Posted Apr 15, 2012 1:11 UTC (Sun) by josh (subscriber, #17465) [Link]

> the networks where e-mail is blocked are not likely to allow SSH tunnels, VPNs, or Tor connections out either.

What makes a network that only allows outbound HTTP different than a network that only allows some obscure protocol outbound, or a network that allows no outbound access at all? Should reportbug support DNS-based transmission to get through networks that block HTTP?

> Also, the networks in question are only "broken" if you think that every computer in existence should be able to talk freely to every other computer in existence. This model of reality disappeared (if it ever really existed) decades ago. Security and Access restrictions are not only just the reality, they are very desirable in many cases.

Disallowing inbound access makes sense for security. Disallowing outbound access (with the *possible* exception of port 25 on networks with a pile of infected spam-sending systems that can't just be kicked off the network) makes a network broken.

Bug reports: information or spam?

Posted Apr 15, 2012 1:41 UTC (Sun) by dlang (✭ supporter ✭, #313) [Link]

>> the networks where e-mail is blocked are not likely to allow SSH tunnels, VPNs, or Tor connections out either.

> What makes a network that only allows outbound HTTP different than a network that only allows some obscure protocol outbound, or a network that allows no outbound access at all? Should reportbug support DNS-based transmission to get through networks that block HTTP?

no, you should not implement DNS-based transmission, ping based transmission, or other weird new protocols.

But for a bug reporting tool, you should support the common data communication protocols.

> Disallowing inbound access makes sense for security. Disallowing outbound access (with the *possible* exception of port 25 on networks with a pile of infected spam-sending systems that can't just be kicked off the network) makes a network broken.

Here I (and most security people) just disagree with you. It all depends on the purpose of the network, if the network is not intended to talk to the Internet, creating the ability for it to talk directly to the Internet is a bad idea.

Bug reports: information or spam?

Posted Apr 15, 2012 3:31 UTC (Sun) by josh (subscriber, #17465) [Link]

> But for a bug reporting tool, you should support the common data communication protocols.

SMTP is pretty common. :)

(Note, by the way, that I'm not attempting to argue against the implementation of HTTP for other reasons; I just think "because there are networks that block SMTP" doesn't seem like a good enough reason.)

> Here I (and most security people) just disagree with you. It all depends on the purpose of the network, if the network is not intended to talk to the Internet, creating the ability for it to talk directly to the Internet is a bad idea.

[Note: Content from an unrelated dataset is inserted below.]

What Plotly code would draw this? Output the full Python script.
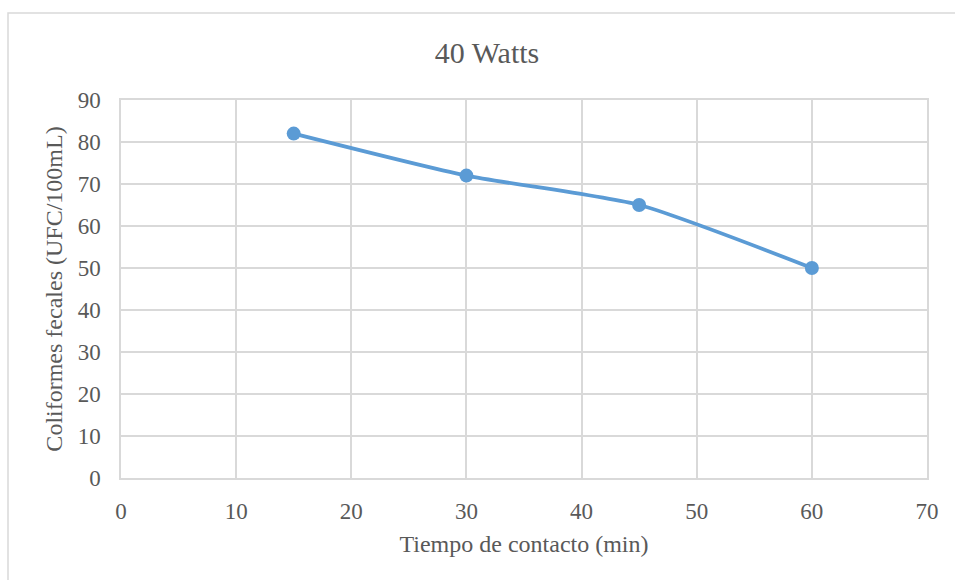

On the contrary, I agree that air-gapped networks potentially make sense. If you want a restricted network with *no* outbound access, by all means have one. And if your network should not provide access to the Internet, don't try to report bugs from that network. :)

But don't create a network that allows *some* traffic out without allowing *all* traffic out; any sufficiently creative and annoyed developer who just wants to get work done will find a way to turn whatever traffic you do allow through into a real Internet connection, as will anyone trying to get malicious activity through.

Bug reports: information or spam?

Posted Apr 15, 2012 3:54 UTC (Sun) by dlang (✭ supporter ✭, #313) [Link]

security isn't the practice of preventing all possible activities (turning the computer off and sealing it in a faraday cadge will do that), it's a matter of managing risk and slowing down the attacker long enough to catch and stop them.

a network that can do some things, but not all things is a very reasonable, and very common situation.

Bug reports: information or spam?

Posted Apr 13, 2012 15:06 UTC (Fri) by sumanah (guest, #59891) [Link]

It's a difficult trick, only putting up the barriers that stop malicious persons, and balancing inclusivity for new bug reporters/users with convenience for the people who have to triage and respond to those bug reports. Thanks for the coverage.